Written by attorney Donna Marie Ballman

Arbitration Agreements and Waiver of Right to Trial

Arbitration agreements and waiver of right to trial pop up all over the place in employment situations. Some of the documents employers like to stick them to get you to sign away your right to sue are applications, handbooks, employment agreements, arbitration agreements, union contracts - just about any place they can think of to get you to sign without thinking. Even if you have time to think about them, most states will let employers get away with making you sign away rights you thought were guaranteed in the constitution. If an employer presents you with an arbitration agreement or waiver of your right to trial pre-employment or during your employment, that's the time to negotiate to make it go away. If the employer won't negotiate, you can accept it or turn down the job. If they present it to you after you've accepted the job, most states will let them say, "sign it or be fired." Courts love arbitration agreements. It lightens their workload. Don't expect help from the courts anytime soon. The remedy will have to be through Congress or your state legislature. Here's what you need to know about arbitration.

What is arbitration?

An arbitration is when you submit your employment dispute to a neutral third party instead of the courts. Some arbitration is non-binding, that is, the parties can still go to court if they aren't satisfied with the decision. But most arbitration is binding on the parties. That means you don't even get to appeal an arbitrator's decision under most circumstances.


An arbitrator who handles employment arbitrations is usually a current or former employment lawyer, HR person, or other individual with experience in employment law matters. Arbitrators go through training on the process before they are approved to be on a panel. Depending on your arbitration agreement, you may have one or three arbitrators on your panel. You will usually have some input into the choice of your arbitrator. You will always be able to seek to remove them if they have a conflict of interest.


Most arbitration forums have detailed rules you need to follow throughout the process. Try to elect a forum, if you have a choice, that has employment rules (a great example is American Arbitration Association, which has separate rules for employment disputes), not just general commercial rules. Employment rules usually have some built-in due process protocols to protect individuals. Commercial rules are more geared toward businesses, and may assume the businesses are represented and experienced in arbitrations.


Usually, arbitration relies on mutual exchange of documents, no depositions, and no full discovery that you'd get in courts. However, in employment situations, many arbitrators will allow limited discovery and depositions. It's important to understand what will be allowed from the start of your process.

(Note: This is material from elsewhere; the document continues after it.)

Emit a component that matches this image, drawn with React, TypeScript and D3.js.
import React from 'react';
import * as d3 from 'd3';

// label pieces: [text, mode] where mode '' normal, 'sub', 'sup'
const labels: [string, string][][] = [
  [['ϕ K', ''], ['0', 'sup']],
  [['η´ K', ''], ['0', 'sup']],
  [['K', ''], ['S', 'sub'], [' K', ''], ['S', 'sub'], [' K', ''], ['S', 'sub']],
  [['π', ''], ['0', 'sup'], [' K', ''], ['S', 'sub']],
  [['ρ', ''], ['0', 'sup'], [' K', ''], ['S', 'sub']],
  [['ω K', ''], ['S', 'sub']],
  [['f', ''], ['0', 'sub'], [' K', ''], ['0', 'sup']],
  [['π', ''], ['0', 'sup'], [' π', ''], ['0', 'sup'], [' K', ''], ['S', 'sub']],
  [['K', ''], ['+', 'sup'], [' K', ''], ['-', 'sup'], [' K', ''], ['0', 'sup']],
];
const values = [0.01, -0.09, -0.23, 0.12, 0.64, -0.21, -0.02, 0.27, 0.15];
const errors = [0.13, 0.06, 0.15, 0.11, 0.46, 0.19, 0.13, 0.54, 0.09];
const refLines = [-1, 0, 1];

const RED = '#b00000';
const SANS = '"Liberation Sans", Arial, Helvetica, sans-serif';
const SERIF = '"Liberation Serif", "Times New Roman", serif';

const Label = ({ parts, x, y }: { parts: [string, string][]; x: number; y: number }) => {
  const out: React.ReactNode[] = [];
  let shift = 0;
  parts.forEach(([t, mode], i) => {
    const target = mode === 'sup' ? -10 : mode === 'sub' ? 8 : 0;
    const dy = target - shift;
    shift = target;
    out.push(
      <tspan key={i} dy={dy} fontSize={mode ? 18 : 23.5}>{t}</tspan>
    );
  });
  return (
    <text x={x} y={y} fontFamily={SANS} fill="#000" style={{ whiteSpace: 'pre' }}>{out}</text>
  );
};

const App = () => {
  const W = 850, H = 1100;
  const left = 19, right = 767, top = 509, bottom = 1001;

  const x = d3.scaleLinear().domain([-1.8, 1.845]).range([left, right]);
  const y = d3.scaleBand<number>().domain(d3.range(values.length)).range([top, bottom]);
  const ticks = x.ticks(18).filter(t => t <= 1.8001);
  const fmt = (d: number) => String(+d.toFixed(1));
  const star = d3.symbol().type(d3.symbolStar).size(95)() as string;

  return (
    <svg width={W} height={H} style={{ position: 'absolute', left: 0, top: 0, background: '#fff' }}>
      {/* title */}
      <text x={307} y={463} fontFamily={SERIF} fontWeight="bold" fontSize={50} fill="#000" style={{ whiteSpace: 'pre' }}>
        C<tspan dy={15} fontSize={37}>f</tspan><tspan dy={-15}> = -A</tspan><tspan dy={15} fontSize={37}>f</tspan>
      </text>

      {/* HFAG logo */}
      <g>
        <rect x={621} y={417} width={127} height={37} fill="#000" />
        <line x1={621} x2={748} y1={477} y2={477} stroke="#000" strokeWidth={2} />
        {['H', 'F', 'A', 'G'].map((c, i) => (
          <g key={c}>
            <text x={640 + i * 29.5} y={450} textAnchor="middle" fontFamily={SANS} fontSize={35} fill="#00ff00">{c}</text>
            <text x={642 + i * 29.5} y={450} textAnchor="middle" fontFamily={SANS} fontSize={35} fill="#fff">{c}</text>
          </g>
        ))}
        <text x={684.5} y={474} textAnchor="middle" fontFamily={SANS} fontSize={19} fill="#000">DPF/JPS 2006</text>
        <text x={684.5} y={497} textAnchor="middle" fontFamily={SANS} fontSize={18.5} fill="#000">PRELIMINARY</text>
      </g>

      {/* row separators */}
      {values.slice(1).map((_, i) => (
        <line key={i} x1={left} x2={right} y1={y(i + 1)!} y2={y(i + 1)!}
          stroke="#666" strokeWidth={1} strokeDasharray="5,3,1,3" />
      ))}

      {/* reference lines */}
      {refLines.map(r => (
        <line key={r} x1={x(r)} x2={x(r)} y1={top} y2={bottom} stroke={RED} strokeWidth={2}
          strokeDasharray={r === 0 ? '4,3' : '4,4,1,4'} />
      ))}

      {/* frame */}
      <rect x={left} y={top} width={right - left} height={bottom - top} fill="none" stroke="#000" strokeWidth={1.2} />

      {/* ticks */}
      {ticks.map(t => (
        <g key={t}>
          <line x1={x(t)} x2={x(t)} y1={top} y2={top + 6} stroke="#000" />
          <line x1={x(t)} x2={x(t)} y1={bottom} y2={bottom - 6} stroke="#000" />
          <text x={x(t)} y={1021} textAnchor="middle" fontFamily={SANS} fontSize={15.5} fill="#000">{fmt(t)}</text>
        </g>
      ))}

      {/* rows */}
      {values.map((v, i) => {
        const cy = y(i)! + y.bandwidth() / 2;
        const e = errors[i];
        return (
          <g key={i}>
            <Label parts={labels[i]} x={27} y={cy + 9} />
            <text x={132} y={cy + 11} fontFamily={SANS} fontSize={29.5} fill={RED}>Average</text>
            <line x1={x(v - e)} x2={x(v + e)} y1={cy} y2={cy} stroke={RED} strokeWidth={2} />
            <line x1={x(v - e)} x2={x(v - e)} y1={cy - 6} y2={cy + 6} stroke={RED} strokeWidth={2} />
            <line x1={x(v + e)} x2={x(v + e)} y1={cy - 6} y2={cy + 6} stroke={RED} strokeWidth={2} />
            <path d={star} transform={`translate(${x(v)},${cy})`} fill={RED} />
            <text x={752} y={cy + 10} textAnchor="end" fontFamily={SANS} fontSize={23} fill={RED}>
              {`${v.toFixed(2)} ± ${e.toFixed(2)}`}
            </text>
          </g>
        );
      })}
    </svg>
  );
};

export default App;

Who bears the costs is decided in the arbitration agreement or, if the agreement is silent, in the rules of the arbitration forum. If the rules require the employer and employee to split costs equally from the beginning, that's a huge advantage for the employer. Remember, arbitrators have to be paid for their time. Most employees, especially unemployed ones, can't afford to pay. The better way is to have the employer bear the costs from the beginning, then if the employee loses have them assessed with all or some of those costs at the end. But if your employer chose the forum and wrote the agreement, can you guess which way they'll likely choose? If you have a lawyer representing you, they may be able to fight to get a fair apportionment of costs.


The good news is, arbitration is usually quicker than a court case. The bad news is that there may be shortened deadlines for filing. Read your agreement and the rules very carefully.


  • Arbitration has lots to offer as a form of alternate dispute resolution. It can save time and money, and the person making the decision is experienced in employment law. If there are due process protocols in place and a fair cost allocation, arbitration is nothing to fear.
  • Just because a proposed arbitrator handles primarily employer-side law, doesn't mean they'll be bad on your case. Most arbitrators take their position as neutrals very seriously. I'm an arbitrator who also happens to be a lawyer representing primarily employees, and I've ruled for management in some of my arbitrations. Go for experience, a balanced resume, and if you can, look at some prior decisions before you make a decision on which arbitrators to strike from your panel.
  • Sometimes both sides hate the arbitrator choices the forum offers. Both sides can agree on an arbitrator they like outside the agreed forum.
  • Most objections you hear in court won't apply to arbitration. Arbitrators can hear irrelevant evidence and all sorts of evidence and testimony that would be inadmissible in court. They tend to err on the side of allowing more, rather than less, information.
  • You don't have to be represented in arbitration any more than you have to be represented in court. Still, if you can find a lawyer who handles employment arbitrations you're better off than going it alone in most cases.